Friday, November 2, 2012

Romy Scheroder’s Studio Assistant


My name is Sara Dittrich and I am going into junior year as an Interdisciplinary Sculpture major with a culture & politics minor. Over the summer of 2012 I interned in NYC as Romy Scheroder’s artist assistant. Romy is a sculptor whose main medium usually involves manipulating vintage wood chairs. Romy also balances her practice with a full time job as a shoe designer. I lived and worked with Romy for five weeks in Bushwick, Brooklyn. I was introduced to Romy when I stumbled upon her work on a blog called E Minor and I bookmarked the link to her website. Last summer (2011) I sent out emails to artists I had found online asking if any would be interested having an assistant for the summer of 2012. I told them I was a student at MICA and gave them the link to my website. I was surprised how many responses I received back. Romy however seemed the most interested, and I was excited she was located in NYC. I kept in contact with her and met her in NYC over winter break. From there we made plans for me to stay with her in NYC for five weeks of the summer.



In Bushwick I started my internship by helping Romy complete a piece called NP2S, or No Place 2 Sit. It was an installation of oddly joined chairs that was to be installed on Governors island. Romy received a small grant through the Figment foundation to do this piece, and it was part of several other sculptures funded by this organization for the island. It is installed there from June until August. For the opening weekend there was a huge festival on the island full of other artsy activities and performances. After this piece was installed I was tasked with documenting some of Romy’s recent drawings. I also researched registries, grants, and University galleries that might be a good fit for Romy’s work. Romy also took me to several gallery openings and showed me the ways of networking/schmoozing. We also went to an auction where Romy had donated a piece. I also had the chance to meet several other artists and see their own studios. Some of these were Romy’s friends and others I reached out to on my own. All this on top of being able to explore the museums and environment the city offers was very overwhelming and exciting!

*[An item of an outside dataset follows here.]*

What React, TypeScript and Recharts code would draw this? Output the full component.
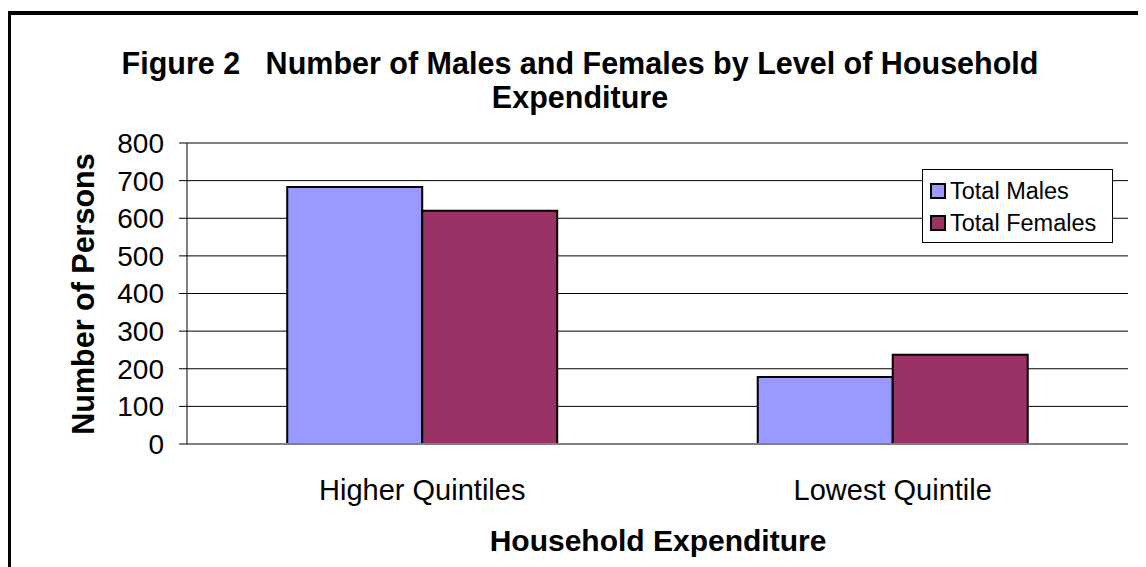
import React from 'react';
import { BarChart, Bar, XAxis, YAxis, CartesianGrid, Legend } from 'recharts';

const categories = ['Higher Quintiles', 'Lowest Quintile'];
const totalMales = [683, 178];
const totalFemales = [620, 237];
const yTicks = [0, 100, 200, 300, 400, 500, 600, 700, 800];

const seriesColors = { males: '#9999FF', females: '#993366' };
const FONT = "Arial, 'Liberation Sans', sans-serif";

const data = categories.map((cat, i) => ({
  cat,
  males: totalMales[i],
  females: totalFemales[i],
}));

function CategoryTick(props: any) {
  const { x, y, payload } = props;
  return (
    <text x={x} y={y + 56} textAnchor="middle" fontSize={29} fontFamily={FONT} fill="#000">
      {payload.value}
    </text>
  );
}

function LegendBox() {
  const items = [
    { label: 'Total Males', color: seriesColors.males },
    { label: 'Total Females', color: seriesColors.females },
  ];
  return (
    <div
      style={{
        border: '1px solid #000',
        background: '#fff',
        width: 191,
        height: 74,
        boxSizing: 'border-box',
        padding: '5px 0 0 7px',
        fontFamily: FONT,
        fontSize: 23.5,
      }}
    >
      {items.map((it) => (
        <div key={it.label} style={{ display: 'flex', alignItems: 'center', height: 32 }}>
          <span
            style={{
              display: 'inline-block',
              width: 16,
              height: 16,
              boxSizing: 'border-box',
              border: '2px solid #000',
              background: it.color,
              marginRight: 4,
            }}
          />
          <span>{it.label}</span>
        </div>
      ))}
    </div>
  );
}

export default function App() {
  return (
    <div style={{ position: 'relative', width: 1138, height: 559, overflow: 'hidden', background: '#fff' }}>
      <div
        style={{
          position: 'absolute',
          left: -1,
          top: 3,
          width: 1300,
          height: 800,
          border: '4px solid #000',
          boxSizing: 'border-box',
        }}
      />
      <div
        style={{
          position: 'absolute',
          left: 0,
          width: 1144,
          top: 38,
          textAlign: 'center',
          fontFamily: FONT,
          fontWeight: 'bold',
          fontSize: 30.5,
          lineHeight: '34px',
          whiteSpace: 'pre',
        }}
      >
        {'Figure 2   Number of Males and Females by Level of Household\nExpenditure'}
      </div>
      <div
        style={{
          position: 'absolute',
          left: 75 - 200,
          top: 286 - 17,
          width: 400,
          height: 34,
          lineHeight: '34px',
          textAlign: 'center',
          transform: 'rotate(-90deg)',
          fontFamily: FONT,
          fontWeight: 'bold',
          fontSize: 30.5,
        }}
      >
        Number of Persons
      </div>
      <div
        style={{
          position: 'absolute',
          left: 650 - 250,
          top: 516,
          width: 500,
          lineHeight: '34px',
          textAlign: 'center',
          fontFamily: FONT,
          fontWeight: 'bold',
          fontSize: 30,
        }}
      >
        Household Expenditure
      </div>
      <div style={{ position: 'absolute', left: 0, top: 0 }}>
        <BarChart
          width={1138}
          height={559}
          data={data}
          margin={{ top: 135, right: 18, left: 0, bottom: 23 }}
          barCategoryGap="21.3%"
          barGap={0}
        >
          <CartesianGrid xAxisId="cat" vertical={false} stroke="#000" strokeWidth={1} />
          <XAxis
            xAxisId="bounds"
            type="number"
            domain={[0, 2]}
            ticks={[0, 1, 2]}
            height={0}
            tick={false}
            axisLine={false}
            tickSize={8}
            tickLine={{ stroke: '#666', strokeWidth: 2 }}
          />
          <XAxis
            xAxisId="cat"
            dataKey="cat"
            height={100}
            tickLine={false}
            tickSize={0}
            tickMargin={0}
            tick={<CategoryTick />}
            axisLine={{ stroke: '#808080', strokeWidth: 2 }}
          />
          <YAxis
            width={179}
            domain={[0, 800]}
            ticks={yTicks}
            interval={0}
            tickSize={8}
            tickMargin={15}
            axisLine={{ stroke: '#000' }}
            tickLine={{ stroke: '#000' }}
            tick={{ fontSize: 28, fontFamily: FONT, fill: '#000' }}
          />
          <Legend
            layout="horizontal"
            verticalAlign="middle"
            align="center"
            wrapperStyle={{ top: 161, left: 914, width: 191 }}
            content={() => <LegendBox />}
          />
          <Bar xAxisId="cat" dataKey="males" name="Total Males" fill={seriesColors.males} stroke="#000" strokeWidth={2} isAnimationActive={false} />
          <Bar xAxisId="cat" dataKey="females" name="Total Females" fill={seriesColors.females} stroke="#000" strokeWidth={2} isAnimationActive={false} />
        </BarChart>
      </div>
    </div>
  );
}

I am most proud of the contacts I was able to make while in New York. I met some artists from Prague (where I am planning on studying abroad Spring 2013) and also some woodworkers who make sculptures similar to my own. I believe they will be especially helpful to have in the future and use as a resource. My biggest take-away from my experience is that there are a million ways to be a successful artist in NYC, and no two artists do it quite the same way. Wanting to be an artist living and working in NYC is not as unrealistic of a goal as some people make it out to be. I learned that studio artists all have some kind of side job, whether its commission, part time, or fulltime work.



Above all, my eyes were really opened to the world of NYC, and all the great resources it has to offer. It confirmed that I would like to be a working artist in NYC after I finish school. I would like to get involved with a woodshop there/furniture design collective, or maybe start my own along with pursuing my personal studio work.